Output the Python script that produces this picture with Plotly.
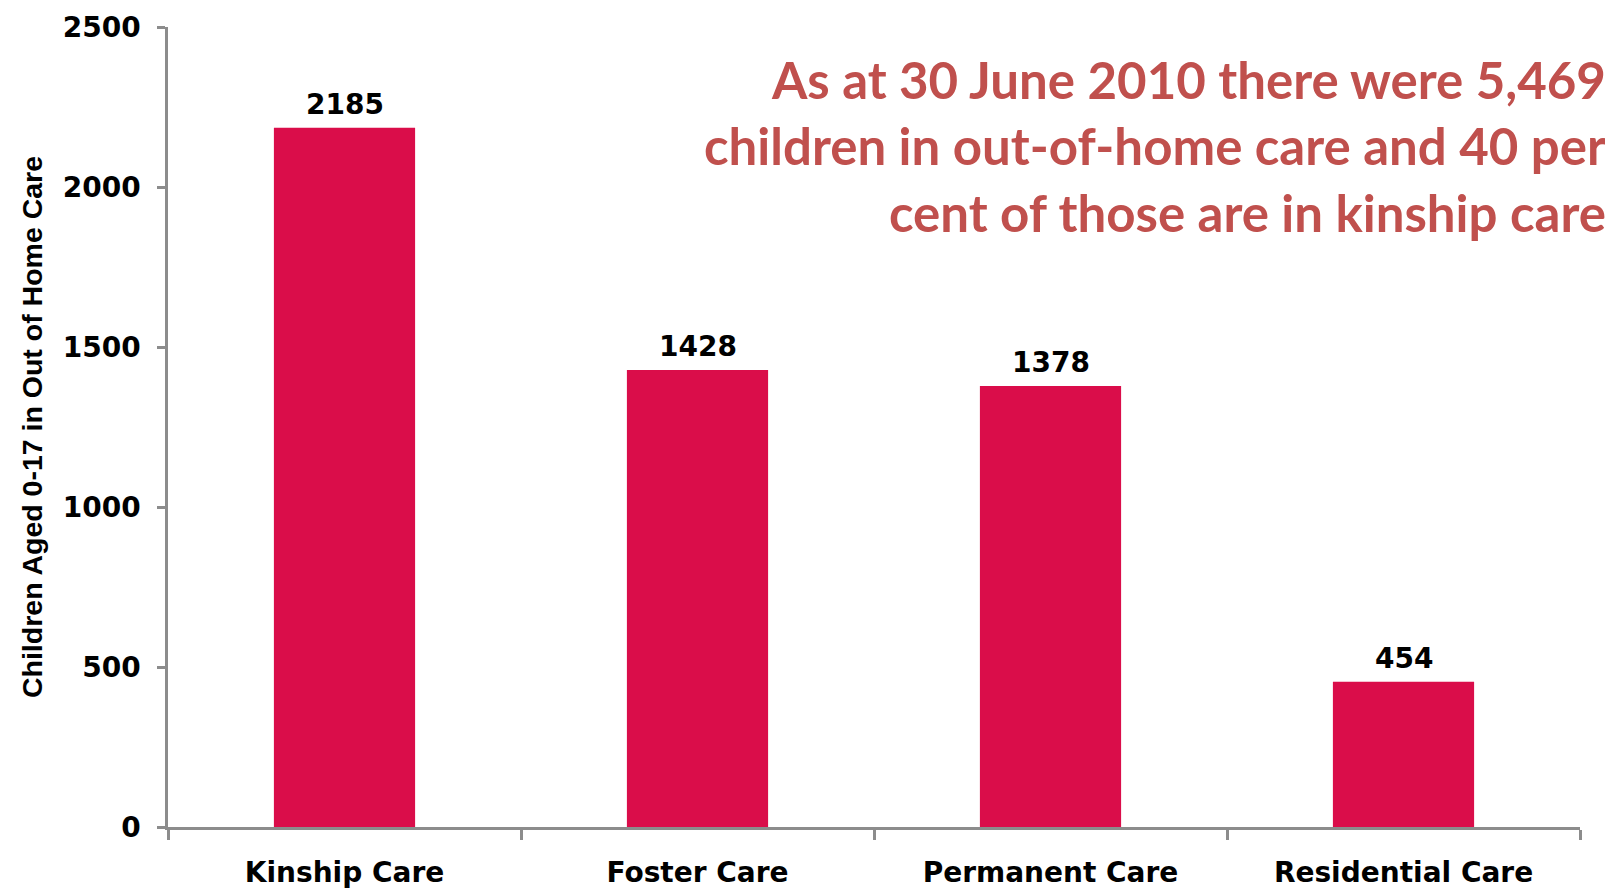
import plotly.graph_objects as go

categories = ["Kinship Care", "Foster Care", "Permanent Care", "Residential Care"]
children = [2185, 1428, 1378, 454]
y_ticks = [0, 500, 1000, 1500, 2000, 2500]
y_title = "Children Aged 0-17 in Out of Home Care"
note_lines = [
    "As at 30 June 2010 there were 5,469",
    "children in out-of-home care and 40 per",
    "cent of those are in kinship care",
]

BAR = "#DA0D4A"
AXIS = "#8C8C8C"
NOTE = "#C0504D"

fig = go.Figure()
fig.add_trace(go.Bar(
    x=categories, y=children, marker=dict(color=BAR, line=dict(width=0)),
    width=0.4, hoverinfo="x+y", showlegend=False,
))

for c, v in zip(categories, children):
    fig.add_annotation(
        x=c, y=v, xref="x", yref="y", text=str(v), showarrow=False,
        yanchor="bottom", yshift=5,
        font=dict(family="DejaVu Sans", size=28, color="black", weight="bold"),
    )

fig.add_annotation(
    x=1.020, y=0.975, xref="paper", yref="paper", xanchor="right", yanchor="top",
    align="right", showarrow=False, text="<br>".join(note_lines),
    font=dict(family="Lato", size=51, color=NOTE, weight="bold"),
)

fig.update_layout(
    width=1605, height=881,
    margin=dict(l=160, r=33, t=19, b=62, autoexpand=False),
    paper_bgcolor="white", plot_bgcolor="white",
    bargap=0.6,
)
fig.update_xaxes(
    type="category", range=[-0.5, 3.5], automargin=False,
    showline=True, linecolor=AXIS, linewidth=2.5,
    ticks="outside", tickson="boundaries", ticklen=10, tickwidth=2.5, tickcolor=AXIS,
    tickfont=dict(family="DejaVu Sans", size=28, color="black", weight="bold"),
    ticklabelstandoff=19,
    showgrid=False, zeroline=False,
)
fig.update_yaxes(
    range=[0, 2500], tickvals=y_ticks, ticktext=[str(t) for t in y_ticks],
    automargin=False,
    showline=True, linecolor=AXIS, linewidth=2.5,
    ticks="outside", ticklen=8, tickwidth=2.5, tickcolor=AXIS,
    tickfont=dict(family="DejaVu Sans", size=28, color="black", weight="bold"),
    ticklabelstandoff=11,
    showgrid=False, zeroline=False,
    title=dict(text=y_title, standoff=12,
               font=dict(family="Liberation Sans", size=28.5, color="black", weight="bold")),
)

fig.write_html("out.html")
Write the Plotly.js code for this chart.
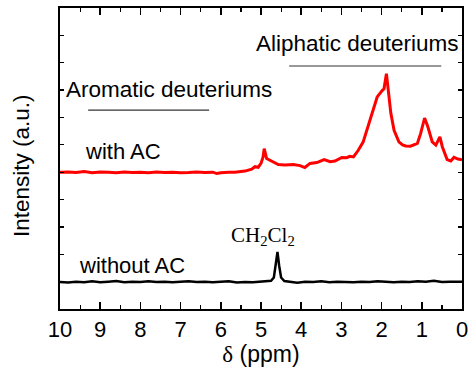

Aim => Give the data above again in full and unchanged, skipping the pictures.

Complete response =>
Output the Python script that produces this picture with Plotly.
import plotly.graph_objects as go

categories = ["Kinship Care", "Foster Care", "Permanent Care", "Residential Care"]
children = [2185, 1428, 1378, 454]
y_ticks = [0, 500, 1000, 1500, 2000, 2500]
y_title = "Children Aged 0-17 in Out of Home Care"
note_lines = [
    "As at 30 June 2010 there were 5,469",
    "children in out-of-home care and 40 per",
    "cent of those are in kinship care",
]

BAR = "#DA0D4A"
AXIS = "#8C8C8C"
NOTE = "#C0504D"

fig = go.Figure()
fig.add_trace(go.Bar(
    x=categories, y=children, marker=dict(color=BAR, line=dict(width=0)),
    width=0.4, hoverinfo="x+y", showlegend=False,
))

for c, v in zip(categories, children):
    fig.add_annotation(
        x=c, y=v, xref="x", yref="y", text=str(v), showarrow=False,
        yanchor="bottom", yshift=5,
        font=dict(family="DejaVu Sans", size=28, color="black", weight="bold"),
    )

fig.add_annotation(
    x=1.020, y=0.975, xref="paper", yref="paper", xanchor="right", yanchor="top",
    align="right", showarrow=False, text="<br>".join(note_lines),
    font=dict(family="Lato", size=51, color=NOTE, weight="bold"),
)

fig.update_layout(
    width=1605, height=881,
    margin=dict(l=160, r=33, t=19, b=62, autoexpand=False),
    paper_bgcolor="white", plot_bgcolor="white",
    bargap=0.6,
)
fig.update_xaxes(
    type="category", range=[-0.5, 3.5], automargin=False,
    showline=True, linecolor=AXIS, linewidth=2.5,
    ticks="outside", tickson="boundaries", ticklen=10, tickwidth=2.5, tickcolor=AXIS,
    tickfont=dict(family="DejaVu Sans", size=28, color="black", weight="bold"),
    ticklabelstandoff=19,
    showgrid=False, zeroline=False,
)
fig.update_yaxes(
    range=[0, 2500], tickvals=y_ticks, ticktext=[str(t) for t in y_ticks],
    automargin=False,
    showline=True, linecolor=AXIS, linewidth=2.5,
    ticks="outside", ticklen=8, tickwidth=2.5, tickcolor=AXIS,
    tickfont=dict(family="DejaVu Sans", size=28, color="black", weight="bold"),
    ticklabelstandoff=11,
    showgrid=False, zeroline=False,
    title=dict(text=y_title, standoff=12,
               font=dict(family="Liberation Sans", size=28.5, color="black", weight="bold")),
)

fig.write_html("out.html")
Write the Plotly.js code for this chart.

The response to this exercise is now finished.